Start DATA LINES

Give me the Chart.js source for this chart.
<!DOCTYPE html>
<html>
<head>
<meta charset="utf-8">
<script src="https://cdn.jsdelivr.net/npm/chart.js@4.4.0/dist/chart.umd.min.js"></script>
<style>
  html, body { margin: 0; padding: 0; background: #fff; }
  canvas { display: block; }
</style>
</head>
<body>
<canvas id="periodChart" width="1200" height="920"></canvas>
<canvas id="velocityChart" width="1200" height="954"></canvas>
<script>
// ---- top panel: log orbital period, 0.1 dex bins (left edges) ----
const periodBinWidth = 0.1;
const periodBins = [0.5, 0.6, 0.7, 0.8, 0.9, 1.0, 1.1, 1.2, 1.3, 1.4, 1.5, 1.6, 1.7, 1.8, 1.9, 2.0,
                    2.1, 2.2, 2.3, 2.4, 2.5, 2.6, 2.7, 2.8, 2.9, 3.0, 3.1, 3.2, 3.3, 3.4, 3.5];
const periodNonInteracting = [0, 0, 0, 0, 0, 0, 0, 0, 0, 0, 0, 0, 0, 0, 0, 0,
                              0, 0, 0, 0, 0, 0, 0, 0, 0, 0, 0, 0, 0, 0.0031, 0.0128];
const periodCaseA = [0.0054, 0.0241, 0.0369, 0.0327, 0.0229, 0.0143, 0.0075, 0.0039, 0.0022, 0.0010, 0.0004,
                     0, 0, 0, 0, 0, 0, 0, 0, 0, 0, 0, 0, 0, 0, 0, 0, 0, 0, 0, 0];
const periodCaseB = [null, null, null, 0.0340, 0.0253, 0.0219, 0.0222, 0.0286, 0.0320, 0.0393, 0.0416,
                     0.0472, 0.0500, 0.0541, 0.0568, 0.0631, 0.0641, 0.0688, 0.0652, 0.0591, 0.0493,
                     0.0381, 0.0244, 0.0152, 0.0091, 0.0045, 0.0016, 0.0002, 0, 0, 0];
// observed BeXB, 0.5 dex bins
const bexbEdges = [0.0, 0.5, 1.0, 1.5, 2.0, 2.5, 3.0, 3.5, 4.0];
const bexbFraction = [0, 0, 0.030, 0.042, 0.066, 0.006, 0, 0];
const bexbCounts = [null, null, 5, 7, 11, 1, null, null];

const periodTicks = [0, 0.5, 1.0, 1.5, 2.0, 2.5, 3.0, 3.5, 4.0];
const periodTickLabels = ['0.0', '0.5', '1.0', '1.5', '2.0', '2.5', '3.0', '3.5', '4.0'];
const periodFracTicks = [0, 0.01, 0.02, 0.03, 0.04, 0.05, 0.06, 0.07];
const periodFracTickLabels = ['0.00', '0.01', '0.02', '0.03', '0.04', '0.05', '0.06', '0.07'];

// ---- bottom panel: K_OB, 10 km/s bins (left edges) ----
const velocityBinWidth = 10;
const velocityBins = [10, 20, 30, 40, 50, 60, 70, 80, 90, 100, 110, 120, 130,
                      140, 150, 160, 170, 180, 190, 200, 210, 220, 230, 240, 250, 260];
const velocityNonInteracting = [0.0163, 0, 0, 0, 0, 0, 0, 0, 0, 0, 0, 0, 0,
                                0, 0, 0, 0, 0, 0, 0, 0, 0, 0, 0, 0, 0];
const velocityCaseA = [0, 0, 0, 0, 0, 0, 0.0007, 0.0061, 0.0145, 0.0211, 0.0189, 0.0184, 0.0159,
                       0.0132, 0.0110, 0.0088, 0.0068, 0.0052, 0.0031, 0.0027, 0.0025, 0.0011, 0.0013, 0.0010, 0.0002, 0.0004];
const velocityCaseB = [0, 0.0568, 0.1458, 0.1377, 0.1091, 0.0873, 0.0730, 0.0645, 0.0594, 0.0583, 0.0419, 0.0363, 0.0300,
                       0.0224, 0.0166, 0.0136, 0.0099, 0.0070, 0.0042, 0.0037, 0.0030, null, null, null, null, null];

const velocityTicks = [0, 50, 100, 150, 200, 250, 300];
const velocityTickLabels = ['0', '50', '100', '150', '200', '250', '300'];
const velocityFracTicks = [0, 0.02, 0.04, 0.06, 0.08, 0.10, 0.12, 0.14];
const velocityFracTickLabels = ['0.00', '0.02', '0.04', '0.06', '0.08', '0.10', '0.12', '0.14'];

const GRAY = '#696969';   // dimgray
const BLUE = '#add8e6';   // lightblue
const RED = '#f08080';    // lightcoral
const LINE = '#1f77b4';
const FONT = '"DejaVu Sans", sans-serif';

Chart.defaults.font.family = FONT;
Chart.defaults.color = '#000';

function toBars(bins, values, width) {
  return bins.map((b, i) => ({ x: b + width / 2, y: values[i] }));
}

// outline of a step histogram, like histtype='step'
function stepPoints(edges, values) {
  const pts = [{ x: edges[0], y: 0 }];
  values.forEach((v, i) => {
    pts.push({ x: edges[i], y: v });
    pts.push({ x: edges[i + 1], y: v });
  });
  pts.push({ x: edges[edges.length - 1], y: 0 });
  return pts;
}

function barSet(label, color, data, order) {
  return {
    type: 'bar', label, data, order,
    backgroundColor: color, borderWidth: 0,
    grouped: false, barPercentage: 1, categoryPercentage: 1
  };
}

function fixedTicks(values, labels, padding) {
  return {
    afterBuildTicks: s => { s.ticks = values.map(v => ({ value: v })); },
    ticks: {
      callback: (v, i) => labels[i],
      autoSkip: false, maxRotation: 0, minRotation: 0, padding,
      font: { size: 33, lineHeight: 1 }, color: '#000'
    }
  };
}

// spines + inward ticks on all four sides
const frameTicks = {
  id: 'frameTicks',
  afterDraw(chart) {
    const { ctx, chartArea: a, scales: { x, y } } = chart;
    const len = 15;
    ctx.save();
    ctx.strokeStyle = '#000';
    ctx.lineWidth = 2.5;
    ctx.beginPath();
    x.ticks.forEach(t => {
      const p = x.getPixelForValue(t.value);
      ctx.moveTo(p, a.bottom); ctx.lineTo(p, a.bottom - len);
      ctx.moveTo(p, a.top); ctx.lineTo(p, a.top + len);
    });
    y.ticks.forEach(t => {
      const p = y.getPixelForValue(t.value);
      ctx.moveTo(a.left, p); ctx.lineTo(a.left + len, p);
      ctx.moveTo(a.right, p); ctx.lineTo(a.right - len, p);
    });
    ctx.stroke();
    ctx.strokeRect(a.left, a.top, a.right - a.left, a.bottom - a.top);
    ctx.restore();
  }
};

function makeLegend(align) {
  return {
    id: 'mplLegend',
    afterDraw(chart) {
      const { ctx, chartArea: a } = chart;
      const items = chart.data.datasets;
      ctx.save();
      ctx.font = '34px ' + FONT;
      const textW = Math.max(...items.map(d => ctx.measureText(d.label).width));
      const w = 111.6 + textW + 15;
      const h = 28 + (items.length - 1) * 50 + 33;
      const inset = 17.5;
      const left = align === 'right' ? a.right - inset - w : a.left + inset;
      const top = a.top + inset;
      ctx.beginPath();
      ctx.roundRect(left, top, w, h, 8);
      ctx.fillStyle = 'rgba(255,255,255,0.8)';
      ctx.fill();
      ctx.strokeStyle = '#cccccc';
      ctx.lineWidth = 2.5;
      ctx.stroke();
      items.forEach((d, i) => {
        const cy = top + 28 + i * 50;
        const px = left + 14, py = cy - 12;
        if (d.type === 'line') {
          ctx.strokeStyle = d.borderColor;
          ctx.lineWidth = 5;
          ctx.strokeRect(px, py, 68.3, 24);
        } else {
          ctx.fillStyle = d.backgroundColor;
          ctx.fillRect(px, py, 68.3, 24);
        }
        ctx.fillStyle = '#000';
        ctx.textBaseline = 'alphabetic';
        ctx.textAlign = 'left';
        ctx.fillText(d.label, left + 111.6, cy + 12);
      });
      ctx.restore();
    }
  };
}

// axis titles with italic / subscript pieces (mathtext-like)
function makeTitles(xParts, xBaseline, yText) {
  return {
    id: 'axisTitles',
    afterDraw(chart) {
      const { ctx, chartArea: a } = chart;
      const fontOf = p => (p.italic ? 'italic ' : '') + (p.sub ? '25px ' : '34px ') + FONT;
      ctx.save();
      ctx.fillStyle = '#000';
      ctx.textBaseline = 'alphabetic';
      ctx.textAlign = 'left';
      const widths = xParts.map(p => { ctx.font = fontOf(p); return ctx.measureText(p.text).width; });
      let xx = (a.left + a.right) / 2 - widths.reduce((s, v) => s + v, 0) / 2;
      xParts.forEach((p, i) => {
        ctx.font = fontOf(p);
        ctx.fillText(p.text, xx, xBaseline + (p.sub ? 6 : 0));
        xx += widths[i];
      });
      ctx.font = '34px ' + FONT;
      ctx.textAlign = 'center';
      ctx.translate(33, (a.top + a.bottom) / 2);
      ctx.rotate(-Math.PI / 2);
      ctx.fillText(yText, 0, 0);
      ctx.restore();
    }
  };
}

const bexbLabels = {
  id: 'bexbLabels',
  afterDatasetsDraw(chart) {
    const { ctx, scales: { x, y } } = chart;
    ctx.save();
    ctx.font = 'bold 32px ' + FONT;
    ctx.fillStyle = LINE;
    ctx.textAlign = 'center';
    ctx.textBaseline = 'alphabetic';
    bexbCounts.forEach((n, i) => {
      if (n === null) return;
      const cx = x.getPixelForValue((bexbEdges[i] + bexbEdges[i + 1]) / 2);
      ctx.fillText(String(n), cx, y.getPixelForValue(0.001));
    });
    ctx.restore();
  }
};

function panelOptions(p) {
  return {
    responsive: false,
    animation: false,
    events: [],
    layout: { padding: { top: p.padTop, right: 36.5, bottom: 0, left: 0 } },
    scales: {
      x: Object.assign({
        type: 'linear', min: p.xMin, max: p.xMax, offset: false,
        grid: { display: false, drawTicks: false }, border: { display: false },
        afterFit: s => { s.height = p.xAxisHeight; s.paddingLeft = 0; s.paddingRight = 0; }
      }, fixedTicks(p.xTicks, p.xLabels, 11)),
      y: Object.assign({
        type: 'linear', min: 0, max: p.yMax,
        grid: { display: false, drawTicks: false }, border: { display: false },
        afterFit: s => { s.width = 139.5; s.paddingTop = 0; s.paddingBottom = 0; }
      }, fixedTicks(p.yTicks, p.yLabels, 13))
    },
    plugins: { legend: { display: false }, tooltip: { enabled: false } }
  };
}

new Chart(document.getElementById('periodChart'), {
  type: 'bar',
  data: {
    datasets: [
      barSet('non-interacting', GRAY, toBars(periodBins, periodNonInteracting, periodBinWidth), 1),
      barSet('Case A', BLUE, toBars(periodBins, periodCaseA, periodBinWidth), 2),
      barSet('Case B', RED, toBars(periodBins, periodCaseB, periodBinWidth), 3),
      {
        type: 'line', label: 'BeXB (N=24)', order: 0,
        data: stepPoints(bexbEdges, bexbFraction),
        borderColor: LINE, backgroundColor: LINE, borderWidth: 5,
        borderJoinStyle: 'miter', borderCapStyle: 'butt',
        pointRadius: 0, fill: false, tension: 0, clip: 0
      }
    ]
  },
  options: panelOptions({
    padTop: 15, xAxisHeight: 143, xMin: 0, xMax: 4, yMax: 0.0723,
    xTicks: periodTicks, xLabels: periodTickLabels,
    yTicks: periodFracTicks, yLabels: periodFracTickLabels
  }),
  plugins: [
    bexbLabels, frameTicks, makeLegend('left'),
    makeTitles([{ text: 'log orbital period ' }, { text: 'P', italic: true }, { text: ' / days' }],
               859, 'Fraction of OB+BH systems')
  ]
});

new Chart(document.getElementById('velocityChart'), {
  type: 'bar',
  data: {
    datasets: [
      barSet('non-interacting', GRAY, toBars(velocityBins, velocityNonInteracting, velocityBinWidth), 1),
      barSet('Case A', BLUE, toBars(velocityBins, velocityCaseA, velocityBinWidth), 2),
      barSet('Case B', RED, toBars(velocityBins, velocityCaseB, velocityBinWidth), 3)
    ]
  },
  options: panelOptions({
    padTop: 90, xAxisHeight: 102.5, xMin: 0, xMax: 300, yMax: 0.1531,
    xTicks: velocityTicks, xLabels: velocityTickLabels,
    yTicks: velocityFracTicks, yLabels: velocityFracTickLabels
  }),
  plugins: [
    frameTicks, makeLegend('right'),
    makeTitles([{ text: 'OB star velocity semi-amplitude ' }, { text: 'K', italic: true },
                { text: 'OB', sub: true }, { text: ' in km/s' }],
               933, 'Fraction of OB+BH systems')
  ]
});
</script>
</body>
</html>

End DATA LINES

[EXERCISE]: From the first line of the data through the line with "const bexbCounts = [null, null, 5, 7, 11, 1, null, null];", quote each line exactly and add nothing else.

[OUTPUT OF THE TASK]:
Give me the Chart.js source for this chart.
<!DOCTYPE html>
<html>
<head>
<meta charset="utf-8">
<script src="https://cdn.jsdelivr.net/npm/chart.js@4.4.0/dist/chart.umd.min.js"></script>
<style>
  html, body { margin: 0; padding: 0; background: #fff; }
  canvas { display: block; }
</style>
</head>
<body>
<canvas id="periodChart" width="1200" height="920"></canvas>
<canvas id="velocityChart" width="1200" height="954"></canvas>
<script>
// ---- top panel: log orbital period, 0.1 dex bins (left edges) ----
const periodBinWidth = 0.1;
const periodBins = [0.5, 0.6, 0.7, 0.8, 0.9, 1.0, 1.1, 1.2, 1.3, 1.4, 1.5, 1.6, 1.7, 1.8, 1.9, 2.0,
                    2.1, 2.2, 2.3, 2.4, 2.5, 2.6, 2.7, 2.8, 2.9, 3.0, 3.1, 3.2, 3.3, 3.4, 3.5];
const periodNonInteracting = [0, 0, 0, 0, 0, 0, 0, 0, 0, 0, 0, 0, 0, 0, 0, 0,
                              0, 0, 0, 0, 0, 0, 0, 0, 0, 0, 0, 0, 0, 0.0031, 0.0128];
const periodCaseA = [0.0054, 0.0241, 0.0369, 0.0327, 0.0229, 0.0143, 0.0075, 0.0039, 0.0022, 0.0010, 0.0004,
                     0, 0, 0, 0, 0, 0, 0, 0, 0, 0, 0, 0, 0, 0, 0, 0, 0, 0, 0, 0];
const periodCaseB = [null, null, null, 0.0340, 0.0253, 0.0219, 0.0222, 0.0286, 0.0320, 0.0393, 0.0416,
                     0.0472, 0.0500, 0.0541, 0.0568, 0.0631, 0.0641, 0.0688, 0.0652, 0.0591, 0.0493,
                     0.0381, 0.0244, 0.0152, 0.0091, 0.0045, 0.0016, 0.0002, 0, 0, 0];
// observed BeXB, 0.5 dex bins
const bexbEdges = [0.0, 0.5, 1.0, 1.5, 2.0, 2.5, 3.0, 3.5, 4.0];
const bexbFraction = [0, 0, 0.030, 0.042, 0.066, 0.006, 0, 0];
const bexbCounts = [null, null, 5, 7, 11, 1, null, null];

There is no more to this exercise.